Simplicial Embeddings (SEM) are representations learned through self-supervised learning (SSL), wherein a representation is projected into L simplices of V dimensions each using a softmax operation. This procedure conditions the representation onto a constrained space during pre-training and imparts an inductive bias for discrete representations. For downstream classification, we provide an upper bound and argue that using SEM leads to a better expected error than the unnormalized representation. Furthermore, we empirically demonstrate that SSL methods trained with SEMs have improved generalization on natural image datasets such as CIFAR-100 and ImageNet. Finally, when used in a downstream classification task, we show that SEM features exhibit emergent semantic coherence where small groups of learned features are distinctly predictive of semantically-relevant classes.

1. INTRODUCTION

Self-supervised learning (SSL) is an emerging family of methods that aim to learn representations of data without manual supervision, such as class labels.

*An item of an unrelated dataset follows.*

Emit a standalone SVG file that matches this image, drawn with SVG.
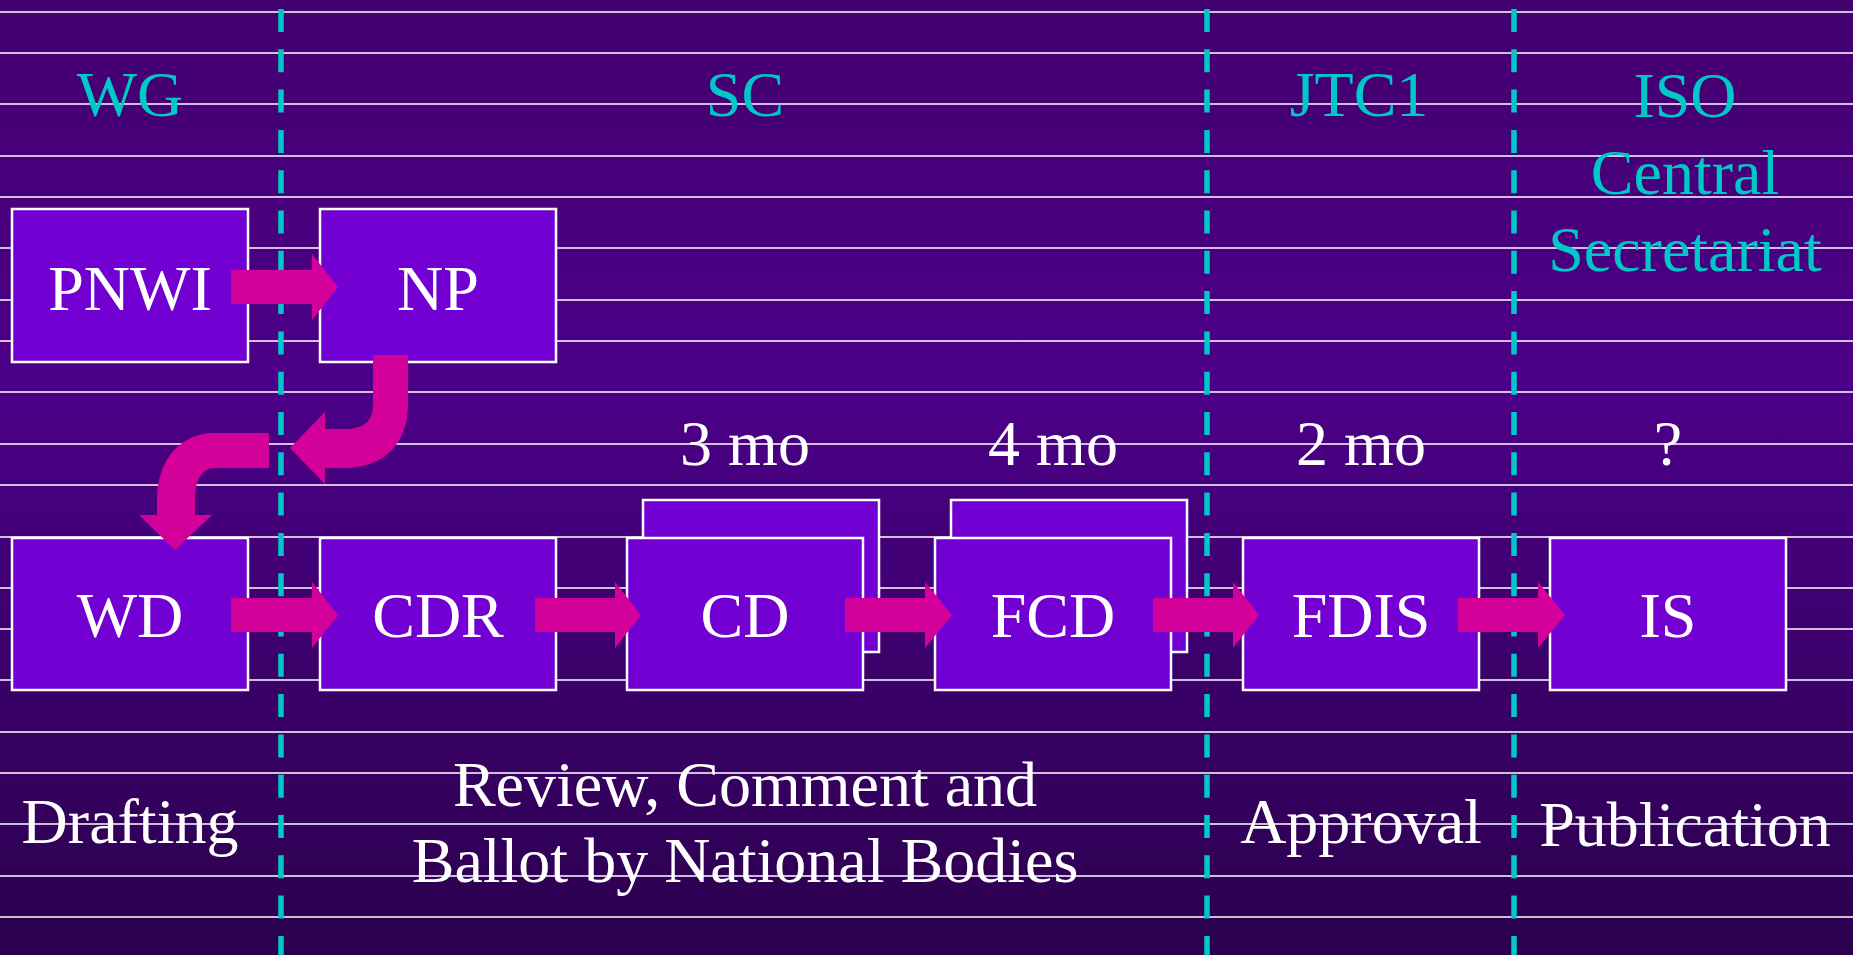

Recent works (Hjelm et al., 2019; Grill et al., 2020; Saeed et al., 2020; You et al., 2020) learn dense representations that can solve complex tasks by simply fitting a linear model on top of the learned representation. While SSL is already highly effective, we show that changing the type of representation learned can improve both the performance and interpretability of these methods. For this we draw inspiration from overcomplete representations: representations of an input that are non-unique combinations of a number of basis vectors greater than the input's dimensionality (Lewicki & Sejnowski, 2000) . Mostly studied in the context of the sparse coding literature (Gregor & LeCun, 2010; Goodfellow et al., 2012; Olshausen, 2013) , sparse overcomplete representations have been shown to increase stability in the presence of noise (Donoho et al., 2006) , have applications in neuroscience (Olshausen & Field, 1996; Lee et al., 2007) , and lead to more interpretable representations (Murphy et al., 2012; Fyshe et al., 2015; Faruqui et al., 2015) . But, the basis vector is learned using linear models (Lewicki & Sejnowski, 2000; Teh et al., 2003) . In this work, we show that SSL may be used to learn discrete, sparse and overcomplete representations. Prior work has considered sparse representation but not sparse and overcomplete representation learning with SSL; for example, Dessì et al. (2021) propose to discretize the output of the encoder in a SSL model using Gumbel-Softmax (Jang et al., 2017) . However, we show that discretization during pre-training is not necessary to achieve a sparse representation. Instead, we propose to project the encoder's output into L vectors of V dimensions onto which we apply a softmax function to impart an inductive bias toward sparse one-hot vectors (Correia et al., 2019; Goyal et al., 2022) , also alleviating the need to use high-variance gradient estimators to train the encoder. We refer to this embedding as Simplicial Embeddings (SEM), as the softmax functions map the unnormalized representations onto L simplices. The procedure to induce SEM is simple, efficient, and generally applicable.



Figure 1: Linear probe accuracy of BYOL and BYOL + SEM on Ima-geNet trained for 200 epochs with a ResNet-50 architecture.